The wife of billionaire Dermot Desmond has lost her planning battle with model and next door neighbour, Karen Reihill, at one of Dublin 4’s most sought after addresses at Ailesbury Road.
It follows An Bord Pleanála dismissing the appeal lodged by Mrs Pat Desmond against the Dublin City Council decision granting planning permission to Ms Reihill to proceed with a 1,650 sq ft basement plan that has a much larger floorspace than an average three bedroom semi-detached home.
Ms Reihill is married to London based financier Shane Reihill. The Reihills purchased St Peter’s, Ailesbury Road last year for €2.9m.
However, the Reihills last October looked to substantially increase the size of their trophy home on ‘millionaires’ row’ after lodging plans for the basement that comprises two en-suite bedrooms, a playroom and plant room accessed via a lift.
The plan also includes the demolition of an existing two-storey extension above ground and its replacement.
The proposal will allow the Reihills increase the floorspace of their home, a protected structure, to 7,502 sq/ft.
Dublin City Council gave the plan the go-ahead in December. However, plans were put on hold after Mrs Desmond retained top planning consultant, Simon Clear to lodge the appeal to An Bord Pleanala against the decision.
Ailesbury Rd Residents, as observers lodged a submission with the appeals board, concurring with Mrs Desmond’s grounds of appeal.
In a comprehensive appeal lodged on behalf of Mrs Desmond, Mr Clear argued “the basement is likely to penetrate the ground water level and displacement of flooding will occur into adjoining properties”.
He stated: “Given these circumstances, worst case scenarios should be assessed before any decision to grant permission is made. As has been seen throughout the country in December 2015, it is too late to react after planning permission has been granted and put into effect. Therefore, the precautionary principle should apply."
Mr Clear added: “Particularly, a residential basement should not be tolerated under any circumstances and no basements should be allowed in residential conservation areas or near protected structures.”
In the appeal, Mr Clear further stated "the proposed development is unacceptable in the absence of a revised flood risk assessment".

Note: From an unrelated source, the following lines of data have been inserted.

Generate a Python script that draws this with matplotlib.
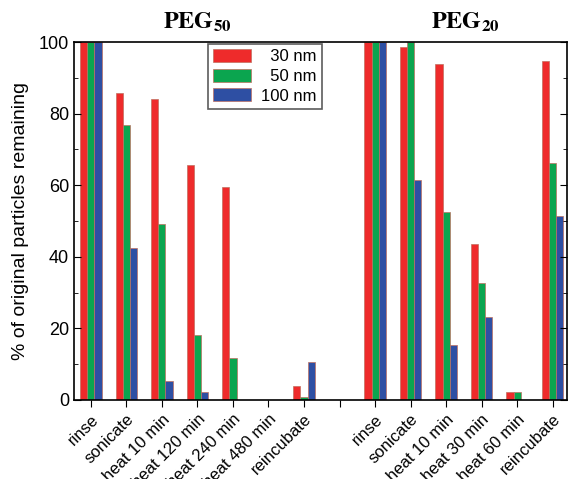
import matplotlib
matplotlib.use("Agg")
import matplotlib.pyplot as plt
import numpy as np

plt.rcParams["font.family"] = ["Liberation Sans", "DejaVu Sans"]
plt.rcParams["mathtext.fontset"] = "stix"

labels_peg50 = ["rinse", "sonicate", "heat 10 min", "heat 120 min", "heat 240 min", "heat 480 min", "reincubate"]
labels_peg20 = ["rinse", "sonicate", "heat 10 min", "heat 30 min", "heat 60 min", "reincubate"]

peg50_30nm = [100, 85.7, 84.2, 65.8, 59.6, 0, 4.0]
peg50_50nm = [100, 76.8, 49.2, 18.2, 11.6, 0, 0.7]
peg50_100nm = [100, 42.5, 5.3, 2.1, 0, 0, 10.5]

peg20_30nm = [100, 98.7, 94.0, 43.5, 2.1, 94.8]
peg20_50nm = [100, 100, 52.6, 32.8, 2.1, 66.1]
peg20_100nm = [100, 61.6, 15.5, 23.1, 0, 51.4]

series_names = ["30 nm", "50 nm", "100 nm"]
colors = ["#EE2B2B", "#0BA54F", "#2E4FA3"]

tick_labels = labels_peg50 + [""] + labels_peg20
values = [
    peg50_30nm + [0] + peg20_30nm,
    peg50_50nm + [0] + peg20_50nm,
    peg50_100nm + [0] + peg20_100nm,
]
x = np.arange(len(tick_labels))

fig = plt.figure(figsize=(5.68, 4.79), dpi=100)
ax = fig.add_axes([0.130, 0.165, 0.868, 0.747])

w = 0.2
handles = []
for i, (vals, c) in enumerate(zip(values, colors)):
    h = ax.bar(x + (i - 1) * w, vals, width=w, color=c, edgecolor="#c07060", linewidth=0.5)
    handles.append(h)

ax.set_xlim(-0.48, 13.4)
ax.set_ylim(0, 100)
ax.set_xticks(x)
ax.set_xticklabels(tick_labels, rotation=45, ha="right", rotation_mode="anchor", fontsize=12)
ax.set_yticks(np.arange(0, 101, 20))
ax.set_yticks(np.arange(0, 101, 10), minor=True)
ax.tick_params(axis="y", which="both", direction="in", right=True, labelsize=13)
ax.tick_params(axis="y", which="major", length=5)
ax.tick_params(axis="y", which="minor", length=3)
ax.tick_params(axis="x", direction="out", length=5, labelsize=12)
for s in ax.spines.values():
    s.set_linewidth(1.2)

ax.set_ylabel("% of original particles remaining", fontsize=14, labelpad=7)

ax.text(3, 102.3, r"$\mathbf{PEG_{50}}$", ha="center", va="bottom", fontsize=17.5, clip_on=False)
ax.text(10.55, 102.3, r"$\mathbf{PEG_{20}}$", ha="center", va="bottom", fontsize=17.5, clip_on=False)

leg_labels = ["\u200730 nm", "\u200750 nm", "100 nm"]
leg = ax.legend(handles, leg_labels, loc="upper left", bbox_to_anchor=(0.272, 0.995),
                fontsize=12, frameon=True, fancybox=False, edgecolor="#333333",
                handlelength=2.3, handleheight=0.85, handletextpad=0.6,
                borderpad=0.3, labelspacing=0.25, borderaxespad=0.0)
leg.get_frame().set_linewidth(1.2)

fig.savefig("out.png", dpi=100)
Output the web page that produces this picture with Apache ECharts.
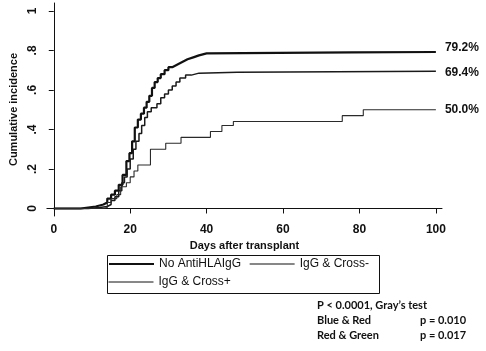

But planning inspector Hugh Morrison ruled the the proposal would not be subject to any appreciable flood risk.
However, in its formal order, the appeals board has found the Reihill plan would not seriously injure the visual or residential amenities of the area and would be in accordance with proper planning and sustainable development.
The board made its decision having regard to the policies and provisions of the Dublin City Development Plan 2011–2017; the planning history of the site; the nature and scale of the proposed development and the established character and pattern of development in the vicinity of the site.
At appeal stage, the Reihills’ consultants carried out site investigations and confirmed that there was no stream underneath the site and that displaced ground water would flow to the River Dodder while also finding that any increase in the ground water level would be negligible.